Output the material below in its entirety, exactly as given.

-- begin --

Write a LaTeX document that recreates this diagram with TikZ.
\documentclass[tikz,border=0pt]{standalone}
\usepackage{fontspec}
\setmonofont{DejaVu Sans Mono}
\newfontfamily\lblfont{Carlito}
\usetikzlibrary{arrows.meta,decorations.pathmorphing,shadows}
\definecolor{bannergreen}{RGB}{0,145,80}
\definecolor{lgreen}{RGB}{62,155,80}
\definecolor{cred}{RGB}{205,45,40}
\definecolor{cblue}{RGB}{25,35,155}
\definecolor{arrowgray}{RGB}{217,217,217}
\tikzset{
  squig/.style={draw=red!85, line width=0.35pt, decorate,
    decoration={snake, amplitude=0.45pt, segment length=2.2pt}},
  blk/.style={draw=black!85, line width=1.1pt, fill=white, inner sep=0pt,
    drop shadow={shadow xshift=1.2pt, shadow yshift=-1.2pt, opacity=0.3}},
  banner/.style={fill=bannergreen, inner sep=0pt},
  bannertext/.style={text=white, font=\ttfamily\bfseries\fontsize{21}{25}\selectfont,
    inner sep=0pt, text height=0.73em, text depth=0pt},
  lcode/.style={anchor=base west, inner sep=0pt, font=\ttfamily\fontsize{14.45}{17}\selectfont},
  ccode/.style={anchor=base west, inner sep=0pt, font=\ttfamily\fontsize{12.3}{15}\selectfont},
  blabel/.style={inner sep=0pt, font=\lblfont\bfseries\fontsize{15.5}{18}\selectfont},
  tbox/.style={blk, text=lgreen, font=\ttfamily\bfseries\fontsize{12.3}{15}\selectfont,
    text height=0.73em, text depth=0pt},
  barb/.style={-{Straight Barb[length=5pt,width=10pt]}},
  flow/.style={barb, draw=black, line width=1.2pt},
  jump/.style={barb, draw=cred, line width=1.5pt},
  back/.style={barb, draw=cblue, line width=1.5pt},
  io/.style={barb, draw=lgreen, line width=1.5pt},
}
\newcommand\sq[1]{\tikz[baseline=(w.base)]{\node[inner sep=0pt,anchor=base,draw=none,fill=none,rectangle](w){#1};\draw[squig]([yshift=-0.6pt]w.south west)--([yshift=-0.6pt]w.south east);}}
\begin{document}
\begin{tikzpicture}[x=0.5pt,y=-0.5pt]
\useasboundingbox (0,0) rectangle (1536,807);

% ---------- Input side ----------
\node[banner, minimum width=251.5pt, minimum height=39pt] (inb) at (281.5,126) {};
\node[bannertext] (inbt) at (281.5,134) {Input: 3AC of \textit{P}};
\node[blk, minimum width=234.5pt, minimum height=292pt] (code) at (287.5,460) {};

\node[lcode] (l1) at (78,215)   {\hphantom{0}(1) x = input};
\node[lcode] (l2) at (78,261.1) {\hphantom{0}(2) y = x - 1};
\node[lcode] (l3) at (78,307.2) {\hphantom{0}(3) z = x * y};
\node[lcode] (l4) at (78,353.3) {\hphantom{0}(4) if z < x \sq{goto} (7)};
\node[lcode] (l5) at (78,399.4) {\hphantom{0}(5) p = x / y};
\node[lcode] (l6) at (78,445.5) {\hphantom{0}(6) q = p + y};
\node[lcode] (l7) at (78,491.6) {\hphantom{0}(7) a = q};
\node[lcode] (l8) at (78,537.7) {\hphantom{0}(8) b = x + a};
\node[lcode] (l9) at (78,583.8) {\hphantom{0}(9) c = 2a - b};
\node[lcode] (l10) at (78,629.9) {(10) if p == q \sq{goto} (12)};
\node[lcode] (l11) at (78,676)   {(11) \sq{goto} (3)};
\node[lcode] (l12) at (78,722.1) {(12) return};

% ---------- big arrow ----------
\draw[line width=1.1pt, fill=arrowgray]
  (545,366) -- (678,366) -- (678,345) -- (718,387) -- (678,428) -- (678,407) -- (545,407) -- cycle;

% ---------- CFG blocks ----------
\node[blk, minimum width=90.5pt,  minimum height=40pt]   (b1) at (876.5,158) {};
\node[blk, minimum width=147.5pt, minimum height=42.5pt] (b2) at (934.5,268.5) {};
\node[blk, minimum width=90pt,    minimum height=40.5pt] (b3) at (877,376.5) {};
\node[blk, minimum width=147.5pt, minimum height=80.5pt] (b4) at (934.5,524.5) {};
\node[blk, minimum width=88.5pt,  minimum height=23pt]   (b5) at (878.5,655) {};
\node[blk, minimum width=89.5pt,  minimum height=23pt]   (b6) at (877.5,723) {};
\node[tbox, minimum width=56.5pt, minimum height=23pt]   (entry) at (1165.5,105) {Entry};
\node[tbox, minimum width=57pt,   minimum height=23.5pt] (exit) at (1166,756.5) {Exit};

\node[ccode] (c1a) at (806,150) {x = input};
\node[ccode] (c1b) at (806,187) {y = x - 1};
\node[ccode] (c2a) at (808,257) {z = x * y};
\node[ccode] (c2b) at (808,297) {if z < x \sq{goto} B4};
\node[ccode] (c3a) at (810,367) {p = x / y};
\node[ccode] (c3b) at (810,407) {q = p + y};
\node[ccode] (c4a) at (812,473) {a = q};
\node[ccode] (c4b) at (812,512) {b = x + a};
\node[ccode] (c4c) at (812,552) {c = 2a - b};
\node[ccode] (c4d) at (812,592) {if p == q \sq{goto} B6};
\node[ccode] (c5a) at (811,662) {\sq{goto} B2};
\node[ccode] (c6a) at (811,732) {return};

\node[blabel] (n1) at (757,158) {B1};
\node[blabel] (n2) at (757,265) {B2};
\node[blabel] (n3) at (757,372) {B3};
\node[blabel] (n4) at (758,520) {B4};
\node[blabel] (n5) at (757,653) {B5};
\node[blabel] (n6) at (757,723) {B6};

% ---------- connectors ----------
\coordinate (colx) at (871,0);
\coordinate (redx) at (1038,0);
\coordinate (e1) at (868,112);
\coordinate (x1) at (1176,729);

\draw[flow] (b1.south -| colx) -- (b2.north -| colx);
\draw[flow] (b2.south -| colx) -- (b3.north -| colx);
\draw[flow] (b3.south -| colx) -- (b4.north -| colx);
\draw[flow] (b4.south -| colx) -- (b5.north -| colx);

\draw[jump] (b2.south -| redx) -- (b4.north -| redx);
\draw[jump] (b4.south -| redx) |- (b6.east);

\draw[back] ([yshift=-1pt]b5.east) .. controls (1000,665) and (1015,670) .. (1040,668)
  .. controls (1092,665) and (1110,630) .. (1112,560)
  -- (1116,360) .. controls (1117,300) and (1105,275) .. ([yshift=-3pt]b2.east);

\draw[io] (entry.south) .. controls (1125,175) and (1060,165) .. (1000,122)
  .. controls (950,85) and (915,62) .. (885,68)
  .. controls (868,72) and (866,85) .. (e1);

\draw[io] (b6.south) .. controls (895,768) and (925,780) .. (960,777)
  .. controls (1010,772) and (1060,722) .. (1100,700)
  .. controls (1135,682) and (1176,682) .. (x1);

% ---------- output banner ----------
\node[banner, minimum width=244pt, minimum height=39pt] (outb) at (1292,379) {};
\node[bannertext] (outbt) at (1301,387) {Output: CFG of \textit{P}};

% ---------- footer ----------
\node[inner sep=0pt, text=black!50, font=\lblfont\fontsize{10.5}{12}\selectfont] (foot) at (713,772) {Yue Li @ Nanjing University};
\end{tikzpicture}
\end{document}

-- end --

▶ [WORKED ANSWER]:
Write a LaTeX document that recreates this diagram with TikZ.
\documentclass[tikz,border=0pt]{standalone}
\usepackage{fontspec}
\setmonofont{DejaVu Sans Mono}
\newfontfamily\lblfont{Carlito}
\usetikzlibrary{arrows.meta,decorations.pathmorphing,shadows}
\definecolor{bannergreen}{RGB}{0,145,80}
\definecolor{lgreen}{RGB}{62,155,80}
\definecolor{cred}{RGB}{205,45,40}
\definecolor{cblue}{RGB}{25,35,155}
\definecolor{arrowgray}{RGB}{217,217,217}
\tikzset{
  squig/.style={draw=red!85, line width=0.35pt, decorate,
    decoration={snake, amplitude=0.45pt, segment length=2.2pt}},
  blk/.style={draw=black!85, line width=1.1pt, fill=white, inner sep=0pt,
    drop shadow={shadow xshift=1.2pt, shadow yshift=-1.2pt, opacity=0.3}},
  banner/.style={fill=bannergreen, inner sep=0pt},
  bannertext/.style={text=white, font=\ttfamily\bfseries\fontsize{21}{25}\selectfont,
    inner sep=0pt, text height=0.73em, text depth=0pt},
  lcode/.style={anchor=base west, inner sep=0pt, font=\ttfamily\fontsize{14.45}{17}\selectfont},
  ccode/.style={anchor=base west, inner sep=0pt, font=\ttfamily\fontsize{12.3}{15}\selectfont},
  blabel/.style={inner sep=0pt, font=\lblfont\bfseries\fontsize{15.5}{18}\selectfont},
  tbox/.style={blk, text=lgreen, font=\ttfamily\bfseries\fontsize{12.3}{15}\selectfont,
    text height=0.73em, text depth=0pt},
  barb/.style={-{Straight Barb[length=5pt,width=10pt]}},
  flow/.style={barb, draw=black, line width=1.2pt},
  jump/.style={barb, draw=cred, line width=1.5pt},
  back/.style={barb, draw=cblue, line width=1.5pt},
  io/.style={barb, draw=lgreen, line width=1.5pt},
}
\newcommand\sq[1]{\tikz[baseline=(w.base)]{\node[inner sep=0pt,anchor=base,draw=none,fill=none,rectangle](w){#1};\draw[squig]([yshift=-0.6pt]w.south west)--([yshift=-0.6pt]w.south east);}}
\begin{document}
\begin{tikzpicture}[x=0.5pt,y=-0.5pt]
\useasboundingbox (0,0) rectangle (1536,807);

% ---------- Input side ----------
\node[banner, minimum width=251.5pt, minimum height=39pt] (inb) at (281.5,126) {};
\node[bannertext] (inbt) at (281.5,134) {Input: 3AC of \textit{P}};
\node[blk, minimum width=234.5pt, minimum height=292pt] (code) at (287.5,460) {};

\node[lcode] (l1) at (78,215)   {\hphantom{0}(1) x = input};
\node[lcode] (l2) at (78,261.1) {\hphantom{0}(2) y = x - 1};
\node[lcode] (l3) at (78,307.2) {\hphantom{0}(3) z = x * y};
\node[lcode] (l4) at (78,353.3) {\hphantom{0}(4) if z < x \sq{goto} (7)};
\node[lcode] (l5) at (78,399.4) {\hphantom{0}(5) p = x / y};
\node[lcode] (l6) at (78,445.5) {\hphantom{0}(6) q = p + y};
\node[lcode] (l7) at (78,491.6) {\hphantom{0}(7) a = q};
\node[lcode] (l8) at (78,537.7) {\hphantom{0}(8) b = x + a};
\node[lcode] (l9) at (78,583.8) {\hphantom{0}(9) c = 2a - b};
\node[lcode] (l10) at (78,629.9) {(10) if p == q \sq{goto} (12)};
\node[lcode] (l11) at (78,676)   {(11) \sq{goto} (3)};
\node[lcode] (l12) at (78,722.1) {(12) return};

% ---------- big arrow ----------
\draw[line width=1.1pt, fill=arrowgray]
  (545,366) -- (678,366) -- (678,345) -- (718,387) -- (678,428) -- (678,407) -- (545,407) -- cycle;

% ---------- CFG blocks ----------
\node[blk, minimum width=90.5pt,  minimum height=40pt]   (b1) at (876.5,158) {};
\node[blk, minimum width=147.5pt, minimum height=42.5pt] (b2) at (934.5,268.5) {};
\node[blk, minimum width=90pt,    minimum height=40.5pt] (b3) at (877,376.5) {};
\node[blk, minimum width=147.5pt, minimum height=80.5pt] (b4) at (934.5,524.5) {};
\node[blk, minimum width=88.5pt,  minimum height=23pt]   (b5) at (878.5,655) {};
\node[blk, minimum width=89.5pt,  minimum height=23pt]   (b6) at (877.5,723) {};
\node[tbox, minimum width=56.5pt, minimum height=23pt]   (entry) at (1165.5,105) {Entry};
\node[tbox, minimum width=57pt,   minimum height=23.5pt] (exit) at (1166,756.5) {Exit};

\node[ccode] (c1a) at (806,150) {x = input};
\node[ccode] (c1b) at (806,187) {y = x - 1};
\node[ccode] (c2a) at (808,257) {z = x * y};
\node[ccode] (c2b) at (808,297) {if z < x \sq{goto} B4};
\node[ccode] (c3a) at (810,367) {p = x / y};
\node[ccode] (c3b) at (810,407) {q = p + y};
\node[ccode] (c4a) at (812,473) {a = q};
\node[ccode] (c4b) at (812,512) {b = x + a};
\node[ccode] (c4c) at (812,552) {c = 2a - b};
\node[ccode] (c4d) at (812,592) {if p == q \sq{goto} B6};
\node[ccode] (c5a) at (811,662) {\sq{goto} B2};
\node[ccode] (c6a) at (811,732) {return};

\node[blabel] (n1) at (757,158) {B1};
\node[blabel] (n2) at (757,265) {B2};
\node[blabel] (n3) at (757,372) {B3};
\node[blabel] (n4) at (758,520) {B4};
\node[blabel] (n5) at (757,653) {B5};
\node[blabel] (n6) at (757,723) {B6};

% ---------- connectors ----------
\coordinate (colx) at (871,0);
\coordinate (redx) at (1038,0);
\coordinate (e1) at (868,112);
\coordinate (x1) at (1176,729);

\draw[flow] (b1.south -| colx) -- (b2.north -| colx);
\draw[flow] (b2.south -| colx) -- (b3.north -| colx);
\draw[flow] (b3.south -| colx) -- (b4.north -| colx);
\draw[flow] (b4.south -| colx) -- (b5.north -| colx);

\draw[jump] (b2.south -| redx) -- (b4.north -| redx);
\draw[jump] (b4.south -| redx) |- (b6.east);

\draw[back] ([yshift=-1pt]b5.east) .. controls (1000,665) and (1015,670) .. (1040,668)
  .. controls (1092,665) and (1110,630) .. (1112,560)
  -- (1116,360) .. controls (1117,300) and (1105,275) .. ([yshift=-3pt]b2.east);

\draw[io] (entry.south) .. controls (1125,175) and (1060,165) .. (1000,122)
  .. controls (950,85) and (915,62) .. (885,68)
  .. controls (868,72) and (866,85) .. (e1);

\draw[io] (b6.south) .. controls (895,768) and (925,780) .. (960,777)
  .. controls (1010,772) and (1060,722) .. (1100,700)
  .. controls (1135,682) and (1176,682) .. (x1);

% ---------- output banner ----------
\node[banner, minimum width=244pt, minimum height=39pt] (outb) at (1292,379) {};
\node[bannertext] (outbt) at (1301,387) {Output: CFG of \textit{P}};

% ---------- footer ----------
\node[inner sep=0pt, text=black!50, font=\lblfont\fontsize{10.5}{12}\selectfont] (foot) at (713,772) {Yue Li @ Nanjing University};
\end{tikzpicture}
\end{document}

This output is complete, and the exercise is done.